Include the line with "from bokeh.resources import INLINE" and every line before it in the entries below, echoed exactly, but not the pictures.

(Entries with chart source code)
▬▬▬▬▬▬
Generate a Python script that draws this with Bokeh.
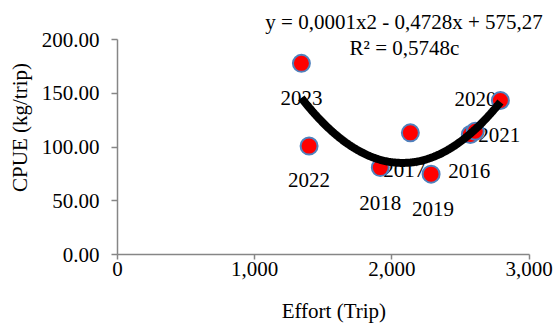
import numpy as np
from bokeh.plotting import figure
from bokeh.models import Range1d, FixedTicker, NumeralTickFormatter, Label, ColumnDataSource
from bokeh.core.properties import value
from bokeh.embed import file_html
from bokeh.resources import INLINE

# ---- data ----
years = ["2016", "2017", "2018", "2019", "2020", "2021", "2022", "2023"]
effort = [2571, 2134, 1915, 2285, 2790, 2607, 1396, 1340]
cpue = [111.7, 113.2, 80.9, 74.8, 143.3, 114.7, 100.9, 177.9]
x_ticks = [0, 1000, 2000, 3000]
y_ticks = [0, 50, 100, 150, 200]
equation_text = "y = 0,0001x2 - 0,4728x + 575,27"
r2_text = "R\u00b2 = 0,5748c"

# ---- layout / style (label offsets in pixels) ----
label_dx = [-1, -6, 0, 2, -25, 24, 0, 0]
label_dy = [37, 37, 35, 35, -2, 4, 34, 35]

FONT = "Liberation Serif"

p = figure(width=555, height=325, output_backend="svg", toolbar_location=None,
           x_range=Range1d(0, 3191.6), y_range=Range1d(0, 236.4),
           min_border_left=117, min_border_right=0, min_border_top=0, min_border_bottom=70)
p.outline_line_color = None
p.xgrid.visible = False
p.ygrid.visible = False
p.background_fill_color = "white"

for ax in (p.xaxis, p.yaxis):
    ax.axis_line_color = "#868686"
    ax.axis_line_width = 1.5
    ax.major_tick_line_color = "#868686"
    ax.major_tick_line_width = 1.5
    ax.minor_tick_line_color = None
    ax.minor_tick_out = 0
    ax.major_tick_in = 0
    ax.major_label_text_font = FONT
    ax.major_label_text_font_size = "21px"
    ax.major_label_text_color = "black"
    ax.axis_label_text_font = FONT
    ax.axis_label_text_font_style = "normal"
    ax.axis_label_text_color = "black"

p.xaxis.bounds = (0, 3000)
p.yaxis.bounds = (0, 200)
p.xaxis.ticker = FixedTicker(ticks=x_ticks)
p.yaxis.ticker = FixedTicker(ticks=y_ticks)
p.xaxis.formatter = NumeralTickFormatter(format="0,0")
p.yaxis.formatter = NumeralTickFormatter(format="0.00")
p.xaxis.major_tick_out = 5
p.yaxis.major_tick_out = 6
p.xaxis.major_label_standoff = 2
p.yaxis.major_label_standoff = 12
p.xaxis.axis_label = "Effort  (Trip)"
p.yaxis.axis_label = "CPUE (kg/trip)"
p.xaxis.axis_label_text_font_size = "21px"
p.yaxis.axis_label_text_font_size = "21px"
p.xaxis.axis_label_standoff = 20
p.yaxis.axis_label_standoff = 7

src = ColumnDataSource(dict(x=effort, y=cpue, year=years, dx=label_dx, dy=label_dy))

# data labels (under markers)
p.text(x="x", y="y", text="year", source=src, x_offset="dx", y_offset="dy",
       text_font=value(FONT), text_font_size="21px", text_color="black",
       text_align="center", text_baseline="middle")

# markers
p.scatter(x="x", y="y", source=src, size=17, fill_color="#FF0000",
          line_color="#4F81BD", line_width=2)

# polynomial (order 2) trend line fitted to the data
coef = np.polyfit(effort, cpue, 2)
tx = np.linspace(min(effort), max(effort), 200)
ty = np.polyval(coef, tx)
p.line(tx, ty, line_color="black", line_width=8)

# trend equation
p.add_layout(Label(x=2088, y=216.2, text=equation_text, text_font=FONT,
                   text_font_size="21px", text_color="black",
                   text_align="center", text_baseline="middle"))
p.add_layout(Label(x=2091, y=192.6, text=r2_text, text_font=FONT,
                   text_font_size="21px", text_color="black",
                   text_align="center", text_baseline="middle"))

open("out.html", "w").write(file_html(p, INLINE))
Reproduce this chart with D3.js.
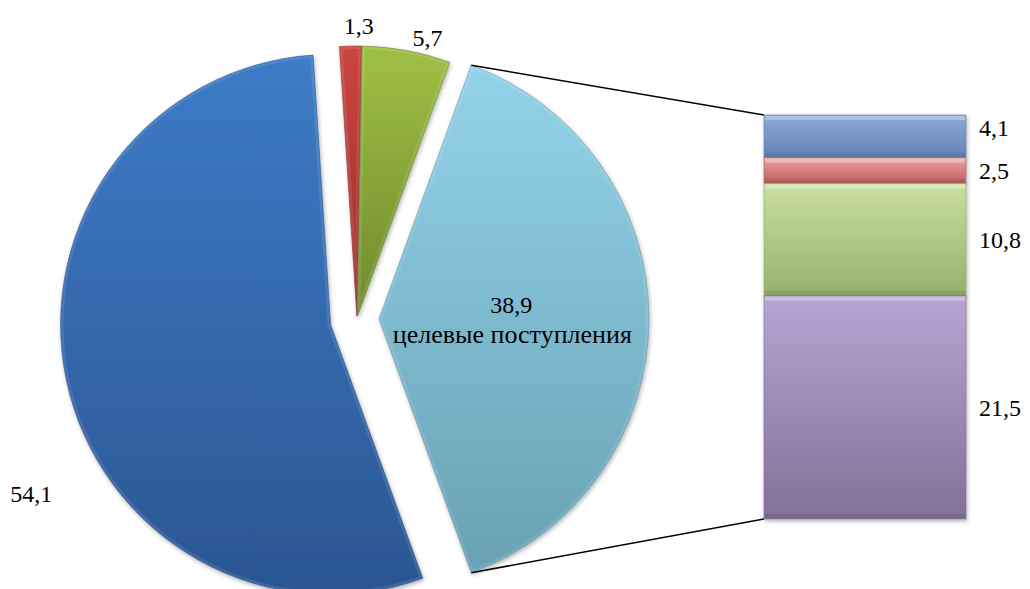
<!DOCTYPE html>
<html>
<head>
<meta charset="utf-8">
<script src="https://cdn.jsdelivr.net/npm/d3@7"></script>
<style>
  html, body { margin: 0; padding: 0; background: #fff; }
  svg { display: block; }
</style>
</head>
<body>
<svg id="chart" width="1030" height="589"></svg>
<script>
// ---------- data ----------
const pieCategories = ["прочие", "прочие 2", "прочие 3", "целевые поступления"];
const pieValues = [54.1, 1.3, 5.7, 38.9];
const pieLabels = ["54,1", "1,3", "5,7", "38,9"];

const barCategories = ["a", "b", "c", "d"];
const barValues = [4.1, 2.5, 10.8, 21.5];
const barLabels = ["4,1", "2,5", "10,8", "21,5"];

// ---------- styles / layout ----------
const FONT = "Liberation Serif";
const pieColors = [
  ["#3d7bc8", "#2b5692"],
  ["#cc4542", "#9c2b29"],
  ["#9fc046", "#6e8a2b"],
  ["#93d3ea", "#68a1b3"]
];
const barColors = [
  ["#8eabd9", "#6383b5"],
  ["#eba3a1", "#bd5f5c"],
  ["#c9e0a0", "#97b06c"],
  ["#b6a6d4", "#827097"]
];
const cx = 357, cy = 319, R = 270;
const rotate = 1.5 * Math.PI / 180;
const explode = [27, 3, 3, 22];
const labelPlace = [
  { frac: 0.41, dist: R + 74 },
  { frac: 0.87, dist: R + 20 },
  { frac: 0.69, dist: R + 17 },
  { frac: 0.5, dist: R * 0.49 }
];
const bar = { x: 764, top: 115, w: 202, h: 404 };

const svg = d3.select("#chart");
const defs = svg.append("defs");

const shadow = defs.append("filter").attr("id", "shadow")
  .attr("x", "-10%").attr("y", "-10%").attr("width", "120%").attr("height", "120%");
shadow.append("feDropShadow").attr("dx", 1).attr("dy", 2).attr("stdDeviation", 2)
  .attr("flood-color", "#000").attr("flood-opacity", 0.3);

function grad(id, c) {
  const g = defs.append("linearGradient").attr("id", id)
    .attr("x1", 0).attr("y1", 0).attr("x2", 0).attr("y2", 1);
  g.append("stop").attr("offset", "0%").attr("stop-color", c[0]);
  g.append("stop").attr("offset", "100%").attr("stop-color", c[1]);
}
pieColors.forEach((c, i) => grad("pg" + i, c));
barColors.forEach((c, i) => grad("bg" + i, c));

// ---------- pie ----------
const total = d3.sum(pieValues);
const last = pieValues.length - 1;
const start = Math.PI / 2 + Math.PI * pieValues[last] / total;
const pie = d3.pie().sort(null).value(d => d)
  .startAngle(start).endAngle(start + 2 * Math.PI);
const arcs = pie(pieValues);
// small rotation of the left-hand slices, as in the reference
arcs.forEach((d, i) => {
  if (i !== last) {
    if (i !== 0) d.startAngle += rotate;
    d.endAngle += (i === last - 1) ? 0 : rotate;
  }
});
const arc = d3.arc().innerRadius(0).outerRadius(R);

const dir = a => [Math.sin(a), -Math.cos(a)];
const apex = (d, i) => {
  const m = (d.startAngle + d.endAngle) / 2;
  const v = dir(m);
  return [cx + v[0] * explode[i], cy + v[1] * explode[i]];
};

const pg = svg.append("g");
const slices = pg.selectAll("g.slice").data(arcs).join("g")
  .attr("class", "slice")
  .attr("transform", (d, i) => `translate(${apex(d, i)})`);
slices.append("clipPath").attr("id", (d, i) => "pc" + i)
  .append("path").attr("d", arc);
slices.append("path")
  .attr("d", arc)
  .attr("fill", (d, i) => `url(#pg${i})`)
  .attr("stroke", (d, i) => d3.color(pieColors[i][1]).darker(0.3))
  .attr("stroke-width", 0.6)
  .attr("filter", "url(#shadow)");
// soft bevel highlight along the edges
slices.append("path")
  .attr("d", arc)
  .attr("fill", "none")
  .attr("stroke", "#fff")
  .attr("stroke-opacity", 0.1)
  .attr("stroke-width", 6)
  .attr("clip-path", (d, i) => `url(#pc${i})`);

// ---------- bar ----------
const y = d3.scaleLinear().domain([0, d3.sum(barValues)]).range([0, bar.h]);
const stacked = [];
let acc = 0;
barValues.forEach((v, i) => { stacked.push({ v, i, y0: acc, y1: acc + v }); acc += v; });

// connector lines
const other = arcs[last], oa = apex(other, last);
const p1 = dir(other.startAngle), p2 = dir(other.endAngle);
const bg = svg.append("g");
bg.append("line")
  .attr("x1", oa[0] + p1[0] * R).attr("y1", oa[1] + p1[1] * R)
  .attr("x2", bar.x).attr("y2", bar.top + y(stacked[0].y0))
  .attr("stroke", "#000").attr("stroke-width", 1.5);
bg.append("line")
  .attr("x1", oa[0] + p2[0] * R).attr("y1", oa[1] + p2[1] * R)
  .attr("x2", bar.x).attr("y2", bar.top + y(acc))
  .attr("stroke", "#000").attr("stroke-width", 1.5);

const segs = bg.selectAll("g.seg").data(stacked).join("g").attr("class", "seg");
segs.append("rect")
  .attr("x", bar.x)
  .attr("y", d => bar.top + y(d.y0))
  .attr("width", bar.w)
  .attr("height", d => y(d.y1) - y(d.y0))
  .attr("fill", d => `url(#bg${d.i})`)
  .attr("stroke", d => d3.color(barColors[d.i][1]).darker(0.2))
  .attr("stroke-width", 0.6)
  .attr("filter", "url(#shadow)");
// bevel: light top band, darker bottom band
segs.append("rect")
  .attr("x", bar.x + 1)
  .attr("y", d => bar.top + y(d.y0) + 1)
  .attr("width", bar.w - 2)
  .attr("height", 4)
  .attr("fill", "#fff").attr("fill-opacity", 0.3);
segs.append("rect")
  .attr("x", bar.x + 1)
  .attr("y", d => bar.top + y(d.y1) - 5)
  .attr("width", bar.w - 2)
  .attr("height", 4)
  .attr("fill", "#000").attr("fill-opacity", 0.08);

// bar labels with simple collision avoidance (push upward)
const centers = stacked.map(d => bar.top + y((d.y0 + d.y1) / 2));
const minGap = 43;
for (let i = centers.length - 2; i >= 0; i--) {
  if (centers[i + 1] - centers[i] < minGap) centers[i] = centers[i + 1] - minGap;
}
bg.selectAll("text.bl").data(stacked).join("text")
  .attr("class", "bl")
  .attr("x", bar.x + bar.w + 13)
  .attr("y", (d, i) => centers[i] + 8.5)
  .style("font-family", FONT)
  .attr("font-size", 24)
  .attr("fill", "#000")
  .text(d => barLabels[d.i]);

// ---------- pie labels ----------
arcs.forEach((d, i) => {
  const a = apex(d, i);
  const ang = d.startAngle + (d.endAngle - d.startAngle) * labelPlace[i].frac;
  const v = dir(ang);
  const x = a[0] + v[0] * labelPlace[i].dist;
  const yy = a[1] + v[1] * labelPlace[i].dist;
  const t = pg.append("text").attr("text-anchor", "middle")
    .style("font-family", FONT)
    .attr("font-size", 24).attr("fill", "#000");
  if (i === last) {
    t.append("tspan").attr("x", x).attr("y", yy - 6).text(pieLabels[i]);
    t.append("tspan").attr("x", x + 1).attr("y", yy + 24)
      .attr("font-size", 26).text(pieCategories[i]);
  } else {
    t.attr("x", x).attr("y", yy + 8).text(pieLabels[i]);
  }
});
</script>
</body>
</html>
▬▬▬▬▬▬
*PROBLEM SOLUTION:*
Generate a Python script that draws this with Bokeh.
import numpy as np
from bokeh.plotting import figure
from bokeh.models import Range1d, FixedTicker, NumeralTickFormatter, Label, ColumnDataSource
from bokeh.core.properties import value
from bokeh.embed import file_html
from bokeh.resources import INLINE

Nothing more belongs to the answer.